Let's see … where was I? Oh yes. I had just finished tucking up a good amount of length between crotch and knee on the Burda WOF pants muslin.
I've now made that alteration to my pattern pieces and have cut the good fabric. As I mentioned on Sunday, I knew that my extended calves were playing a part in this fitting conundrum. As I was slicing and dicing my pattern pieces, this was confirmed. What that crotch-to-knee tuck actually did was to bring up a wider section of the pants leg to calf level. So, it's not really the length that was the culprit; it was a matter of putting the required width at the proper level. Well, in theory at the moment, because I'm still sewing the pants.
Sunday night, I went to bed with some of my fitting books to re-read any info on alterations for full inner thighs and/or knock knees (FiT/KK). (Both body types display the same rear X wrinkles.) In my pile were:
Fitting Finesse (Zieman)
Fantastic Fit for Every Body (Grigg Hazen)
Fast Fit (Betzina)
Sewing Pants That Fit (Singer Reference Library)
The Perfect Fit (Singer Reference Library)
Pants and Skirts Fit for Your Shape (Minott)
Fitting Finesse had nothing. Zero. There is some basic info for full thighs, but nothing specific for full *inner* thighs or KK (or bowed legs, which is the direct fitting opposite of KK).
Fantastic Fit for Every Body was another miss. It usually is. I really don't know why I hang on to this book. I've never once used anything from it and some of the advice is just plain wrong, IMO. But I digress.
Fast Fit does address the FiT/KK issue:
(Click on all the photos for bigger, clear versions.)
With the Fast Fit method for KK, I would still have to add width between crotch and knee because my issue is actually FiT, not KK. FiTs still need more width than what you get with this alteration alone. There is another section in this book which illustrates how to achieve that extra width by adding to the inseams, with the length of the addition dependent on how full the thighs are. After that, I would still have to re-establish a vertical grainline, because as you should be able to see, the alteration below angles the original grain outward.
I know the Fast Fit method works, as it's the basis for my previous X-wrinkles alteration, here. But I'm fickle, and curious, so I wanted to try something different. ;-)

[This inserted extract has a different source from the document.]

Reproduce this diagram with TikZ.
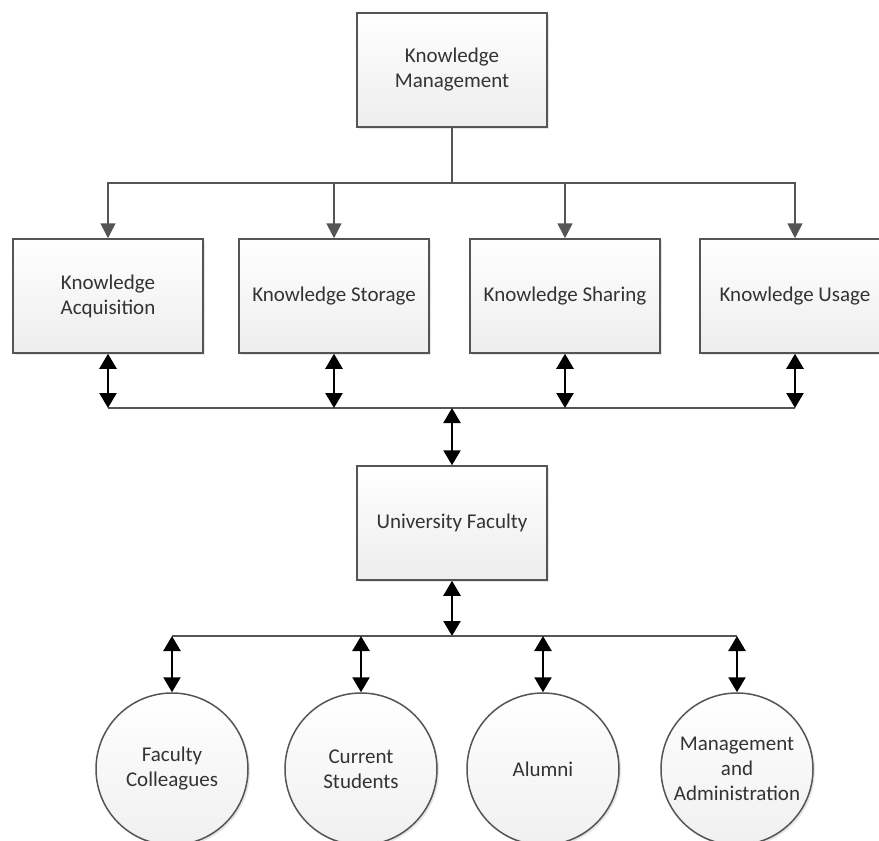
\documentclass[tikz,border=0pt]{standalone}
\usepackage{fontspec}
\setmainfont{Carlito}
\usetikzlibrary{arrows.meta,shadows}
\definecolor{linegray}{HTML}{555555}
\definecolor{textgray}{HTML}{333333}
\begin{document}
\begin{tikzpicture}[x=1pt, y=-1pt,
    kbox/.style = {shape=rectangle, draw=linegray, line width=1.5pt, top color=white, bottom color=gray!14,
                   minimum width=190pt, minimum height=114pt, align=center, text=textgray,
                   font=\fontsize{21}{25}\selectfont,
                   drop shadow={shadow xshift=2pt, shadow yshift=-2pt, opacity=0.2, fill=gray}},
    kcircle/.style = {shape=circle, draw=linegray, line width=1.5pt, top color=white, bottom color=gray!12,
                   minimum size=152pt, inner sep=0pt, align=center, text=textgray,
                   font=\fontsize{21}{25}\selectfont,
                   drop shadow={shadow xshift=2pt, shadow yshift=-2pt, opacity=0.2, fill=gray}},
    feed/.style = {draw=linegray, line width=1.6pt, -{Triangle[length=15pt, width=15pt]}},
    bus/.style = {draw=linegray, line width=1.6pt},
    link/.style = {draw=black, line width=2.4pt, {Triangle[length=15pt, width=17pt]}-{Triangle[length=15pt, width=17pt]}}]
\useasboundingbox (0,0) rectangle (879,841);

\node[kbox] (KM) at (452,70) {Knowledge\\Management};
\node[kbox] (KA) at (108,296) {Knowledge\\Acquisition};
\node[kbox] (KS) at (334,296) {Knowledge Storage};
\node[kbox] (KH) at (565,296) {Knowledge Sharing};
\node[kbox] (KU) at (795,296) {Knowledge Usage};
\node[kbox] (UF) at (452,523) {University Faculty};
\node[kcircle] (FC) at (172,769) {Faculty\\Colleagues};
\node[kcircle] (CS) at (361,769) {Current\\Students};
\node[kcircle] (AL) at (543,769) {Alumni};
\node[kcircle] (MA) at (737,769) {Management\\and\\Administration};

\coordinate (B1) at (452,183);
\coordinate (B2) at (452,408);
\coordinate (B3) at (452,636);

% management to the four processes
\draw[bus] (KM.south) -- (B1);
\draw[feed] (B1) -| (KA.north);
\draw[feed] (B1) -| (KS.north);
\draw[feed] (B1) -| (KH.north);
\draw[feed] (B1) -| (KU.north);

% processes to faculty
\draw[bus] (KA.south |- B2) -- (KU.south |- B2);
\draw[link] (KA.south) -- (KA.south |- B2);
\draw[link] (KS.south) -- (KS.south |- B2);
\draw[link] (KH.south) -- (KH.south |- B2);
\draw[link] (KU.south) -- (KU.south |- B2);
\draw[link] (B2) -- (UF.north);

% faculty to the stakeholders
\draw[link] (UF.south) -- (B3);
\draw[bus] (FC.north |- B3) -- (MA.north |- B3);
\draw[link] (FC.north |- B3) -- (FC.north);
\draw[link] (CS.north |- B3) -- (CS.north);
\draw[link] (AL.north |- B3) -- (AL.north);
\draw[link] (MA.north |- B3) -- (MA.north);
\end{tikzpicture}
\end{document}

An Anonymous commenter mentioned that I should buy the Singer books instead of the "expensive" Minott books because the Minott info is also in the Singer books. Well, first, I already have both Singer and Minott so acquisition/price isn't an issue. But, the main point of my response to this comment is that while the FiT/KK Singer alteration starts like Minott, the end result is different.
Both methods start out by slashing the pattern at the knee and sliding the knee-to-ankle section toward the inseam, as in this section from Minott:
In Sewing Pants That Fit, you are never instructed how to true the seamlines after the slash/slide (oops). In The Perfect Fit, this is the illustration and instructional text for truing the seamlines to finish the adjustment:
It's an at-first-glance subtle difference between Singer and Minott, but upon further inspection the difference is really quite significant. With the Minott method, the entire leg is shifted toward the center of the body, with the overall width of the pant leg remaining virtually unchanged. This is what I want, pants that have the same cut as the original pattern but which have been adjusted to follow the shape/slant of my leg.
The Singer method starts out OK, but the way you are instructed to true up the outseam gaps left after sliding the lower section toward the middle gives you pants that are still centered on the "perfect" leg exactly as before but now they're also wider.
Minott trues the outseam from the bottom up. Singer trues from the top down. It makes a difference.
So now I'm going to go back to the sewing room and work on finishing those pants to see if my thinking works in practice as well as theory.